Although Hathaway’s part only seemed to last a meer half hour in the scheme of things her story (even though it was cut short) was a heartbreaking and heartwarming one. Her appearance in the film was amazing and deserving of many awards and I do think she is so over-looked by many as the great actress she is. Slated for her roles in the big films the past year by many I start to wonder why she doesn’t get the praise she fully deserves, she is obviously dedicated to her profession and loves what she does, so much so she is willing to cut all her hair off for a single part. I mean sure, that means nothing if when it comes down to it you’re not a good actress but the girl is a wonderful actress who puts her all into every role I’ve seen her in.

Russell Crowe was the most bizarre choice in this film to me, I’ve never thought of him in conjunction to any sort of singing role and I can see why now, the idea is laughable as he rattles through his many lines in a weird low rumble the only thing that fits the bill is his appearance but then even his grumbly manly lines and solo performances end up becoming second nature to you and you accept the fact he can’t sing… but by George is he trying!

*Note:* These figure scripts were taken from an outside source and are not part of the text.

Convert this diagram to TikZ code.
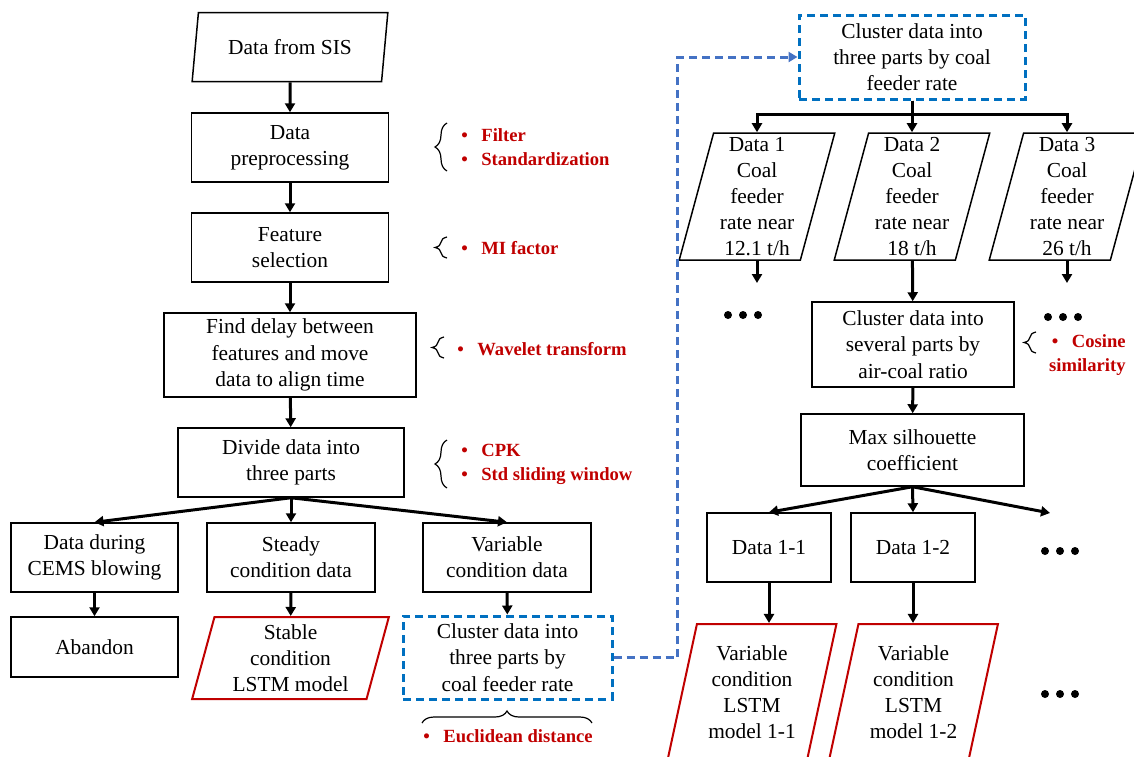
\documentclass[tikz,border=0pt]{standalone}
\usepackage{fontspec}
\setmainfont{Liberation Serif}
\usetikzlibrary{shapes.geometric,arrows.meta,decorations.pathreplacing}
\definecolor{notered}{HTML}{C00000}
\definecolor{boxblue}{HTML}{0070C0}
\definecolor{linkblue}{HTML}{4472C4}
\newcommand{\bl}{\makebox[10pt][l]{\textbullet}}

\begin{document}
\begin{tikzpicture}[x=0.5pt,y=-0.5pt,
    box/.style={draw,line width=0.75pt,align=center,inner sep=1pt,font=\fontsize{10.7}{13.1}\selectfont},
    para/.style={box,trapezium,trapezium left angle=76,trapezium right angle=104,trapezium stretches=true,inner sep=0.5pt},
    model/.style={para,draw=notered,line width=1pt},
    dbox/.style={box,draw=boxblue,line width=1.5pt,dash pattern=on 4pt off 2.5pt},
    note/.style={text=notered,align=left,inner sep=0pt,font=\bfseries\fontsize{9.3}{12}\selectfont},
    arr/.style={-{Triangle[length=4.5pt,width=5pt]},line width=1.5pt},
    link/.style={arr,draw=linkblue,dash pattern=on 4pt off 2.5pt},
    brc/.style={decorate,decoration={brace,amplitude=6pt},line width=0.6pt}]
\useasboundingbox (0,0) rectangle (1134,756);

% left column
\node[para,minimum width=98.5pt,minimum height=34.5pt] (sis) at (290,47) {Data from SIS};
\node[box,minimum width=98.5pt,minimum height=34.5pt] (prep) at (290,147.5) {Data\\preprocessing};
\node[box,minimum width=98.5pt,minimum height=34.5pt] (feat) at (290,247.5) {Feature\\selection};
\node[box,minimum width=126pt,minimum height=42pt] (delay) at (290,355) {Find delay between\\features and move\\data to align time};
\node[box,minimum width=113pt,minimum height=34.5pt] (divide) at (291,462.5) {Divide data into\\three parts};

\node[box,minimum width=83.5pt,minimum height=34.5pt] (cems) at (94.5,557.5) {Data during\\CEMS blowing};
\node[box,minimum width=84pt,minimum height=34.5pt] (steady) at (291,557.5) {Steady\\condition data};
\node[box,minimum width=84pt,minimum height=34.5pt] (vari) at (507,557.5) {Variable\\condition data};
\node[box,minimum width=83.5pt,minimum height=30pt] (abandon) at (94.5,647) {Abandon};
\node[model,minimum width=98.5pt,minimum height=41pt] (stable) at (290.5,658) {Stable\\condition\\LSTM model};
\node[dbox,minimum width=104.5pt,minimum height=41.5pt] (clustA) at (507.5,657.5) {Cluster data into\\three parts by\\coal feeder rate};

\draw[arr] (sis) -- (prep);
\draw[arr] (prep) -- (feat);
\draw[arr] (feat) -- (delay);
\draw[arr] (delay) -- (divide);
\draw[arr] (divide.south) -- (cems.north);
\draw[arr] (divide.south) -- (steady.north);
\draw[arr] (divide.south) -- (vari.north);
\draw[arr] (cems) -- (abandon);
\draw[arr] (steady) -- (stable);
\draw[arr] (vari) -- (clustA);

% notes
\draw[brc] (447,171) -- (447,123);
\node[note,anchor=west] (nfilter) at (461,147) {\bl Filter\\\bl Standardization};
\draw[brc] (447,258) -- (447,237);
\node[note,anchor=west] (nmi) at (461,248) {\bl MI factor};
\draw[brc] (444,358) -- (444,337);
\node[note,anchor=west] (nwave) at (457,349) {\bl Wavelet transform};
\draw[brc] (447,488) -- (447,440);
\node[note,anchor=west] (ncpk) at (461,464) {\bl CPK\\\bl Std sliding window};
\draw[brc] (422,723) -- (592,723);
\node[note,anchor=west] (neuc) at (423,736) {\bl Euclidean distance};

% right part
\node[dbox,minimum width=113pt,minimum height=42pt] (clustB) at (912,57) {Cluster data into\\three parts by coal\\feeder rate};
\node[para,minimum width=78pt,minimum height=63.5pt] (dA) at (757,196.5) {Data 1\\Coal\\feeder\\rate near\\12.1 t/h};
\node[para,minimum width=78pt,minimum height=63.5pt] (dB) at (912,196.5) {Data 2\\Coal\\feeder\\rate near\\18 t/h};
\node[para,minimum width=78pt,minimum height=63.5pt] (dC) at (1067,196.5) {Data 3\\Coal\\feeder\\rate near\\26 t/h};
\node[box,minimum width=101pt,minimum height=42.5pt] (clustC) at (913,344.5) {Cluster data into\\several parts by\\air-coal ratio};
\node[box,minimum width=111.5pt,minimum height=36pt] (maxsil) at (912.5,450) {Max silhouette\\coefficient};
\node[box,minimum width=62pt,minimum height=34.5pt] (dAA) at (769,547.5) {Data 1-1};
\node[box,minimum width=62pt,minimum height=34.5pt] (dAB) at (913,547.5) {Data 1-2};
\node[model,minimum width=85pt,minimum height=68pt] (mAA) at (752,692) {Variable\\condition\\LSTM\\model 1-1};
\node[model,minimum width=85pt,minimum height=68pt] (mAB) at (913.5,692) {Variable\\condition\\LSTM\\model 1-2};
\coordinate (endA) at (757,283);
\coordinate (endC) at (1067,283);
\coordinate (more) at (1050,513);

\draw[link] (clustA.east) -- ++(64,0) |- (clustB.west);
\draw[arr] (clustB.south) -- (dB);
\draw[arr] (clustB.south) -- ++(0,14) -| (dA);
\draw[arr] (clustB.south) -- ++(0,14) -| (dC);
\draw[arr] (dA.center |- dA.south) -- (endA);
\draw[arr] (dC.center |- dC.south) -- (endC);
\draw[arr] (dB) -- (clustC);
\draw[arr] (clustC) -- (maxsil);
\draw[arr] (maxsil.south) -- (dAA.north);
\draw[arr] (maxsil.south) -- (dAB.north);
\draw[arr] (maxsil.south) -- (more);
\draw[arr] (dAA.south) -- (dAA |- mAA.north);
\draw[arr] (dAB.south) -- (dAB |- mAB.north);

\draw[brc] (1036,353) -- (1036,332);
\node[note,align=right,anchor=east] (ncos) at (1126,355) {\bl Cosine\\similarity};

\foreach \x/\y in {743/315,1063/317,1060/551,1060/694}
    \foreach \k in {-1,0,1}
        \fill (\x+15*\k,\y) circle (2pt);
\end{tikzpicture}
\end{document}
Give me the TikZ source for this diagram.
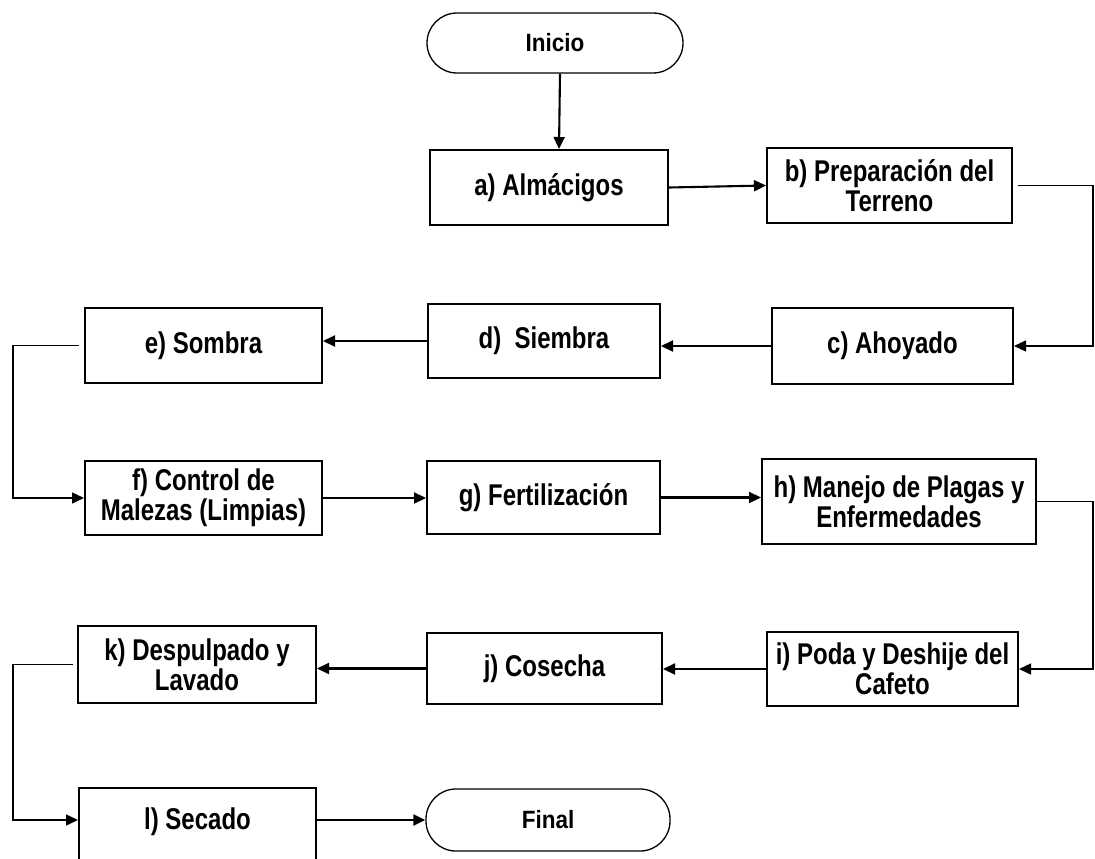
\documentclass[tikz,border=0pt]{standalone}
\usepackage{fontspec}
\setmainfont{Liberation Sans}
\newfontfamily\boxfont[FakeStretch=0.8]{Liberation Sans}
\newfontfamily\termfont[FakeStretch=0.9]{Liberation Sans}
\usetikzlibrary{arrows.meta}
\begin{document}
\begin{tikzpicture}[x=1pt,y=-1pt,
  lbl/.style={font=\boxfont\fontsize{30}{30}\selectfont\bfseries, align=center, inner sep=0pt},
  box/.style={lbl, draw, line width=2pt},
  term/.style={font=\termfont\fontsize{25}{30}\selectfont\bfseries, align=center, inner sep=0pt, draw, line width=1.3pt, rounded corners=30pt},
  conn/.style={line width=2.1pt, -{Triangle[length=12pt,width=11pt]}},
  elbow/.style={line width=1.5pt, -{Triangle[length=12pt,width=11pt]}}]
\useasboundingbox (0,0) rectangle (1095,859);
\clip (0,0) rectangle (1095,859);
\node[term, minimum width=256pt, minimum height=60pt] (start) at (555,43) {Inicio};
\node[box, minimum width=238pt, minimum height=75pt] (a) at (549,187.5) {a) Almácigos};
\node[box, minimum width=245pt, minimum height=75pt] (b) at (889.5,185.5) {b) Preparación del\\Terreno};
\node[box, minimum width=241pt, minimum height=76pt] (c) at (892.5,346) {c) Ahoyado};
\node[box, minimum width=232pt, minimum height=74pt] (d) at (544,341) {d)~ Siembra};
\node[box, minimum width=237pt, minimum height=75pt] (e) at (203.5,345.5) {e) Sombra};
\node[box, minimum width=237pt, minimum height=74pt] (f) at (203.5,498) {f) Control de\\Malezas (Limpias)};
\node[box, minimum width=233pt, minimum height=73pt] (g) at (543.5,497.5) {g) Fertilización};
\node[box, minimum width=274pt, minimum height=85pt] (h) at (899,501.5) {h) Manejo de Plagas y\\Enfermedades};
\node[box, minimum width=251pt, minimum height=74pt] (i) at (892.5,669) {i) Poda y Deshije del\\Cafeto};
\node[box, minimum width=235pt, minimum height=71pt] (j) at (544.5,668.5) {j) Cosecha};
\node[box, minimum width=238pt, minimum height=77pt] (k) at (197,664.5) {k) Despulpado y\\Lavado};
\node[box, minimum width=237pt, minimum height=82pt] (l) at (197.5,829) {};
\node[lbl] (ltext) at (197.5,822) {l) Secado};
\node[term, minimum width=244pt, minimum height=62pt] (fin) at (548,820) {Final};
\coordinate (R1) at (1093,0);
\coordinate (L1) at (13,0);
\draw[conn] ([xshift=5pt]start.south) -- ([xshift=10pt]a.north);
\draw[conn] (a.east) -- (b.west);
\draw[elbow, shorten <=5pt] (b.east) -- (b.east -| R1) -- (R1 |- c.east) -- (c.east);
\draw[conn] (c.west) -- (c.west -| d.east);
\draw[conn] (d.west) -- (d.west -| e.east);
\draw[elbow, shorten <=5pt] (e.west) -- (e.west -| L1) -- (L1 |- f.west) -- (f.west);
\draw[conn] (f.east) -- (f.east -| g.west);
\draw[conn] (g.east) -- (g.east -| h.west);
\draw[elbow] (h.east) -- (h.east -| R1) -- (R1 |- i.east) -- (i.east);
\draw[conn] (i.west) -- (i.west -| j.east);
\draw[conn] (j.west) -- (j.west -| k.east);
\draw[elbow, shorten <=4pt] (k.west) -- (k.west -| L1) -- (L1 |- fin.west) -- (l.west |- fin.west);
\draw[conn] (l.east |- fin.west) -- (fin.west);
\end{tikzpicture}
\end{document}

For effort it’s a 5/5. A lot like Jedward, the effort is there, they’re just not the majority of people’s cups of tea. Russell Crowe = Jedward.

The tragic ends to most of the character’s stories sets the scene perfectly and gives the film something worthwhile and meaningful rather than the usual happy-go-lucky stuff we get in your standard musical. Eddie Redmayne is a nice, but forgettable addition, the kind of actor I imagine everyone would have forgotten about in about 10 years time, the handsome English chap that will appear in a few romcoms from now til his looks start to fade. Either that or revert back to some more BBC costume dramas. Amanda Seyfried is also good but there’s just something about her which I don’t like, I think it’s the way her face is like a 5-year-old has taken a copy of More magazine and chopped bits of other people’s faces off then stuck them together to form a new face. Again, I doubt she will make many appearances outside of musicals.

Helena Bonham Carter and Sacha Baron Cohen play the humorous roles in the film as the stealing drunks and look like they’ve walked fresh from the set of Sweeney Todd, which, I like, so no beef there and they both put excellent performances into the film even if their parts don’t really create that big a difference in the film.

Finally, our lead, Hugh Jackman, where I don’t believe his role in general deserves nominations as it wasn’t especially fantastic and nothing mind-blowing the last segment of his journey was juicy and beautifully moving. Much like I imagine the last segment of a  Terry’s Chocolate Orange would be, if I like Terry’s Chocolate Oranges. You do end up feeling for Jean Valjean in the film and becoming attached to his constant appearance as the only real arc throughout the film, I’m not saying his bad in any way, he is really good, just not best actor worthy, unless it’s i the musical/comedy section perhaps.

Overall, Les Misérables is a film I didn’t think I would connect with and thought would drag out into infinite amounts of time but actually did the opposite and I think would surprise a lot of people. I didn’t think there would be good songs, I thought it’s all be pretty slow but in fact it was all pretty epic feeling and raw emotion tore through the film like when the Titanic breaks in two. This is a musical actually worthy of success and is a real epic rather than your usual Mamma Mia! which gets picked up and loved by so many despite is outlandish stupidity and emptiness. Les Misérables makes you feel every death and breaks your heart at every corner, it is a tragedy and something really special to the genre, as a sceptic to its success when going in to the whole thing I can honestly say I was converted and the chilling performance of I Dreamed a Dream by Hathaway along with the more cheery and melancholy performances throughout will leave you wanting to see it again or at least hear the songs again. Everyone, go see this now, it is an epic and a real statement on Hooper’s ambition and I don’t think this will be the end, he’s converting me to these costume drama epics and his style and ability to create a great and also funny in parts film is marvellous. Damned United became one of my favourite films the other month when I first saw it and now this has completely blown me away. I will see this again. Promise.